### Required task
Give again, word for word, each line from the top of the listing through the line that holds "const legendRows = [134, 183]".

### Records shown
┌────────
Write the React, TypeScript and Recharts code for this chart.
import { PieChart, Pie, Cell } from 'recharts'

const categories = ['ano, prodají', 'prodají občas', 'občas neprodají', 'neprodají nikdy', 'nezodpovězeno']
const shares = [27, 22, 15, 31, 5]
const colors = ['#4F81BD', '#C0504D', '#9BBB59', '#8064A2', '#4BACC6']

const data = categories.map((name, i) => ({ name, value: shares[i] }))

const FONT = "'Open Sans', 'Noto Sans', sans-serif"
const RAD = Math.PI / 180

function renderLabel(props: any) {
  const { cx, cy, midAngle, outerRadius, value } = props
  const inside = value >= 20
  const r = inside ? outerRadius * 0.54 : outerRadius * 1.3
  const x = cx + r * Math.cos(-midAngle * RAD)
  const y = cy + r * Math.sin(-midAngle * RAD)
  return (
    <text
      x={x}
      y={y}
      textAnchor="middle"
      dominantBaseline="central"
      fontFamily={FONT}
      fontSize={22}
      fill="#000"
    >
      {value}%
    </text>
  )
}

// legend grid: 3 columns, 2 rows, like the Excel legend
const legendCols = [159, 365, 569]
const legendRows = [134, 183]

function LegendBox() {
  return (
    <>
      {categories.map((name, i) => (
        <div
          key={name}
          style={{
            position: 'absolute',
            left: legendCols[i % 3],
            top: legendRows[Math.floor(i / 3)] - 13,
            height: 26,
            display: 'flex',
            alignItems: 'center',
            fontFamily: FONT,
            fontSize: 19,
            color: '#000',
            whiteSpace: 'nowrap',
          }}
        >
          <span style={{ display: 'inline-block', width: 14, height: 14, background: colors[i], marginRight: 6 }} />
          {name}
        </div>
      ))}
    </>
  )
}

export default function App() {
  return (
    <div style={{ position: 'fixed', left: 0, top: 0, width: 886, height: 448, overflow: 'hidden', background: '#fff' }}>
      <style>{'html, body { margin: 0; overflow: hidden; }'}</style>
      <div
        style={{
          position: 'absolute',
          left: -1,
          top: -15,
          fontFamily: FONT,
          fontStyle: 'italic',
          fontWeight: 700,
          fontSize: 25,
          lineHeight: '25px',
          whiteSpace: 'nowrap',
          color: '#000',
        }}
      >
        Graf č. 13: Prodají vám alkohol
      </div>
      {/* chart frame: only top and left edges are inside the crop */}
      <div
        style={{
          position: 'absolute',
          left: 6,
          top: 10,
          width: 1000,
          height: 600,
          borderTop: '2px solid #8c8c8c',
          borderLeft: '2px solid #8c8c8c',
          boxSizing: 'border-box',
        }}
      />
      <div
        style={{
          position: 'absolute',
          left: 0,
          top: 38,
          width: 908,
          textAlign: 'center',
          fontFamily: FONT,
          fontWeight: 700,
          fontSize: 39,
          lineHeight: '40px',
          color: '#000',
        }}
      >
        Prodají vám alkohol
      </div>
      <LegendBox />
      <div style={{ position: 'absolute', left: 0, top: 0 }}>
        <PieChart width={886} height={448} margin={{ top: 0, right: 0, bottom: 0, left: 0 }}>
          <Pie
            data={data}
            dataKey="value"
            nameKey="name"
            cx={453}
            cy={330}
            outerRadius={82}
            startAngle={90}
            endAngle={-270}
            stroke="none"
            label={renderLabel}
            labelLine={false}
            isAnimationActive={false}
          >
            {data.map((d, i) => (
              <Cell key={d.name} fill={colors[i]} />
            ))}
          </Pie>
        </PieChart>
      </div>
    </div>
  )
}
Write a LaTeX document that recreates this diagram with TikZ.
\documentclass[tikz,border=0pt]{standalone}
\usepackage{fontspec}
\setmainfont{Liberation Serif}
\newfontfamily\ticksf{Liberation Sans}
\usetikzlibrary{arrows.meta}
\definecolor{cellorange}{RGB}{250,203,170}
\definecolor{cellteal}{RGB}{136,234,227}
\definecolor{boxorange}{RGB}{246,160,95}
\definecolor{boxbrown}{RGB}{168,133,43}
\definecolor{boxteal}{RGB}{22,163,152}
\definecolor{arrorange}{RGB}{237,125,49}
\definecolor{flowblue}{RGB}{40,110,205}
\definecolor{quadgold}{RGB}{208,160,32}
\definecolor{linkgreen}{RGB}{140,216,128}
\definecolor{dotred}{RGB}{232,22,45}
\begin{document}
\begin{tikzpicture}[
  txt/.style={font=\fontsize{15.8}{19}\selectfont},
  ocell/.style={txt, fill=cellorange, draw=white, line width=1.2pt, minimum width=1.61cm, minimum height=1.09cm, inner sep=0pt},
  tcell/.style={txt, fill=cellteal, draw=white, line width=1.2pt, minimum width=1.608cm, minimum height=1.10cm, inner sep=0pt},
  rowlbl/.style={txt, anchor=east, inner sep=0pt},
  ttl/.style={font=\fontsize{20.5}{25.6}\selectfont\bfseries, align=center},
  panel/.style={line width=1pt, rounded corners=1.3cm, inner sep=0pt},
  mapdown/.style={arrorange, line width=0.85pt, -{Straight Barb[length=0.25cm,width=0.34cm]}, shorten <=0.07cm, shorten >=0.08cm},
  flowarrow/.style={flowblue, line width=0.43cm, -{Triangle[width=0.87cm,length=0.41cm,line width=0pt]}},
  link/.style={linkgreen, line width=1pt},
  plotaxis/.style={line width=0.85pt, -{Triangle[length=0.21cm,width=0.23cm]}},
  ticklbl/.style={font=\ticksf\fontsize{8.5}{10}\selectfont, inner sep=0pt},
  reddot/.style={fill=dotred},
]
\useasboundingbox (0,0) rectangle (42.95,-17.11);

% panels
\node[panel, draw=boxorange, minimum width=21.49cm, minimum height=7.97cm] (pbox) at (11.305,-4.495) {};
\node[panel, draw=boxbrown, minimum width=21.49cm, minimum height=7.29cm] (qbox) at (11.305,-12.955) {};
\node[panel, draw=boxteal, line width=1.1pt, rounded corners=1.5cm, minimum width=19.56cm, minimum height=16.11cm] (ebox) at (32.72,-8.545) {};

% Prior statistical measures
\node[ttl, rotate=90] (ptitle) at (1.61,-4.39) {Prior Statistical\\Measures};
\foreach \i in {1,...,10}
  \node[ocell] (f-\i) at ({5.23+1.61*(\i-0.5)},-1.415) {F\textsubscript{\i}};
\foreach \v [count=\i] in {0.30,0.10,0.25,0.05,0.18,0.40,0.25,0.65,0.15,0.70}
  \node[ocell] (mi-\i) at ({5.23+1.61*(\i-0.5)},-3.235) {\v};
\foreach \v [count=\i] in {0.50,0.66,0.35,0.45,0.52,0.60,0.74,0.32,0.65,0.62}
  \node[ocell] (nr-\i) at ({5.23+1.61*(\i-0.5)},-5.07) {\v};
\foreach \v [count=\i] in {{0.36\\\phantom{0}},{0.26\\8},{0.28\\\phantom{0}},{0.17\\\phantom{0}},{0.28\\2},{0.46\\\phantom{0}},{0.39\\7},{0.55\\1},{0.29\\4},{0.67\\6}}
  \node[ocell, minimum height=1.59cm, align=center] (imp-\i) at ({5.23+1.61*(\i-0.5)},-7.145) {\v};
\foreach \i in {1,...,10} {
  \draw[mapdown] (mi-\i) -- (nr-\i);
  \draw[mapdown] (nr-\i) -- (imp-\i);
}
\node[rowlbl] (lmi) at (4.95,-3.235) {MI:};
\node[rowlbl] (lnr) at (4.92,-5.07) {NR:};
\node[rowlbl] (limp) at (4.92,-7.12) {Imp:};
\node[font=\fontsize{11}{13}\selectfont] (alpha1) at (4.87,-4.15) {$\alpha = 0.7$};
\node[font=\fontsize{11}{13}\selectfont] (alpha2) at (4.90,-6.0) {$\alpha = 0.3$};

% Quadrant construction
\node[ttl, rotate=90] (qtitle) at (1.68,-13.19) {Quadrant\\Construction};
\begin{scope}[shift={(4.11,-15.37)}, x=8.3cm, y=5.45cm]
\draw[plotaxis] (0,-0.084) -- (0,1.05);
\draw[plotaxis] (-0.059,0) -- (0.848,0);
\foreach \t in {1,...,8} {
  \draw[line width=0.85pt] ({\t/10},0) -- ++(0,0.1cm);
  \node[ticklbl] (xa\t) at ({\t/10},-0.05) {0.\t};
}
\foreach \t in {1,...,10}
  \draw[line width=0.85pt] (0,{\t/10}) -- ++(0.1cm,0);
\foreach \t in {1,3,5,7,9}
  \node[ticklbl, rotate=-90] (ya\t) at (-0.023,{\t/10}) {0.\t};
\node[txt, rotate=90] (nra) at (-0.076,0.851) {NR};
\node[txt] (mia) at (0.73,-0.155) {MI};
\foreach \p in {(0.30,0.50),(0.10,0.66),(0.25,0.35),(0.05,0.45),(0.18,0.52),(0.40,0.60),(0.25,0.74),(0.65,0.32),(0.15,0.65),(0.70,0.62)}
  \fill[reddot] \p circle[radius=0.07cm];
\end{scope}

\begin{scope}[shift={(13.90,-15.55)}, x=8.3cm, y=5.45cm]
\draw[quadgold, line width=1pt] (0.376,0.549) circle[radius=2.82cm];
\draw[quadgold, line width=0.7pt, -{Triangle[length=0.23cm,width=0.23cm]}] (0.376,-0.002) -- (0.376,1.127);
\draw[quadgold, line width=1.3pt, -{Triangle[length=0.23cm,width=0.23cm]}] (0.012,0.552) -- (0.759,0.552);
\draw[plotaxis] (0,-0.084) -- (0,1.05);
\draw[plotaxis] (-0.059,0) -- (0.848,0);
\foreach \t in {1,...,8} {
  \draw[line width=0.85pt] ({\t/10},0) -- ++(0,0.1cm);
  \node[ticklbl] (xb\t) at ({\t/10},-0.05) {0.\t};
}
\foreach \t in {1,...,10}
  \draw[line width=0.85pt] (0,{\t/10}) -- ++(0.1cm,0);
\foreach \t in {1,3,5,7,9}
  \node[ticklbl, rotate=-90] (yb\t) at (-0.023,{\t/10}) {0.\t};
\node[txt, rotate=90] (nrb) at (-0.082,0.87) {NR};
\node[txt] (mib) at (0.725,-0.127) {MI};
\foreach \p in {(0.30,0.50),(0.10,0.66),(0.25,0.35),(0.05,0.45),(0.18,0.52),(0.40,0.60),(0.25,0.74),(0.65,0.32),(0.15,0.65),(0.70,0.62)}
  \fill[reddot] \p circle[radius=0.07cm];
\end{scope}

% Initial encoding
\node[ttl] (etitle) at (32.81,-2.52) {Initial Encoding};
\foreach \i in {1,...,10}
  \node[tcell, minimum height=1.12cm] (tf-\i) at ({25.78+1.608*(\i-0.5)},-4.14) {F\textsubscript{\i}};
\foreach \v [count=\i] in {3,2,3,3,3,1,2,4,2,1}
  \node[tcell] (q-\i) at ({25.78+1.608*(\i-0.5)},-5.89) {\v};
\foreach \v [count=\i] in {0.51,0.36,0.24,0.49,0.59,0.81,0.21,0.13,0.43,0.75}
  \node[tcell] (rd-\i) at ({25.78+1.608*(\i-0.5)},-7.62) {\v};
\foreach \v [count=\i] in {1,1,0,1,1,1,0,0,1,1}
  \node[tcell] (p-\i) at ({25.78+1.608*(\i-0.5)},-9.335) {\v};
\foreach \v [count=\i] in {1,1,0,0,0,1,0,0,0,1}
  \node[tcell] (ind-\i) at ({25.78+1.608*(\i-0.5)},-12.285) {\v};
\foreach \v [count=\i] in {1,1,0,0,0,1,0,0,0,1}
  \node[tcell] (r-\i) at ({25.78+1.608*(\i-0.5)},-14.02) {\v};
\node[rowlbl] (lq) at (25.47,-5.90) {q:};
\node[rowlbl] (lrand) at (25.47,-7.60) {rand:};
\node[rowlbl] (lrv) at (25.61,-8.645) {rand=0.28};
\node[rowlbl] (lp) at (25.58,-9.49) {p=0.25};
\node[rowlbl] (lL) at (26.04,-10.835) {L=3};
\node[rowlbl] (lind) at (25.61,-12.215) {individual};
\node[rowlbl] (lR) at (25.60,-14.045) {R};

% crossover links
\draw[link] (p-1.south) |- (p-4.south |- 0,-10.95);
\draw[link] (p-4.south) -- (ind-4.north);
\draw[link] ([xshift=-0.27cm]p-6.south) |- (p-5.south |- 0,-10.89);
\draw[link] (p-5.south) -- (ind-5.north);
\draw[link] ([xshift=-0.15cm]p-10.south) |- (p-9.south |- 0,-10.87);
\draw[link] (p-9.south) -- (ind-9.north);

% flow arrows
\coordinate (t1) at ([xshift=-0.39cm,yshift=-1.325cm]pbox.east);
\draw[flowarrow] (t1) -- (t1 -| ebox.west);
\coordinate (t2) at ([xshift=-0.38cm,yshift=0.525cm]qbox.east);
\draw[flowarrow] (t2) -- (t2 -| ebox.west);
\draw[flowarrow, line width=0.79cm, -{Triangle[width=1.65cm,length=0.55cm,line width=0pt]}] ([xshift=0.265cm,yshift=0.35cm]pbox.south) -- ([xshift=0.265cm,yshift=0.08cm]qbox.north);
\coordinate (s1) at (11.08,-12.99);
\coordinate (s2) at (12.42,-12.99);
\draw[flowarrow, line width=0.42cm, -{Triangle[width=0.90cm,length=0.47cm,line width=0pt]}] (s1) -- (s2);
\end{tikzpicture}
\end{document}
└────────
### Output for this task
Write the React, TypeScript and Recharts code for this chart.
import { PieChart, Pie, Cell } from 'recharts'

const categories = ['ano, prodají', 'prodají občas', 'občas neprodají', 'neprodají nikdy', 'nezodpovězeno']
const shares = [27, 22, 15, 31, 5]
const colors = ['#4F81BD', '#C0504D', '#9BBB59', '#8064A2', '#4BACC6']

const data = categories.map((name, i) => ({ name, value: shares[i] }))

const FONT = "'Open Sans', 'Noto Sans', sans-serif"
const RAD = Math.PI / 180

function renderLabel(props: any) {
  const { cx, cy, midAngle, outerRadius, value } = props
  const inside = value >= 20
  const r = inside ? outerRadius * 0.54 : outerRadius * 1.3
  const x = cx + r * Math.cos(-midAngle * RAD)
  const y = cy + r * Math.sin(-midAngle * RAD)
  return (
    <text
      x={x}
      y={y}
      textAnchor="middle"
      dominantBaseline="central"
      fontFamily={FONT}
      fontSize={22}
      fill="#000"
    >
      {value}%
    </text>
  )
}

// legend grid: 3 columns, 2 rows, like the Excel legend
const legendCols = [159, 365, 569]
const legendRows = [134, 183]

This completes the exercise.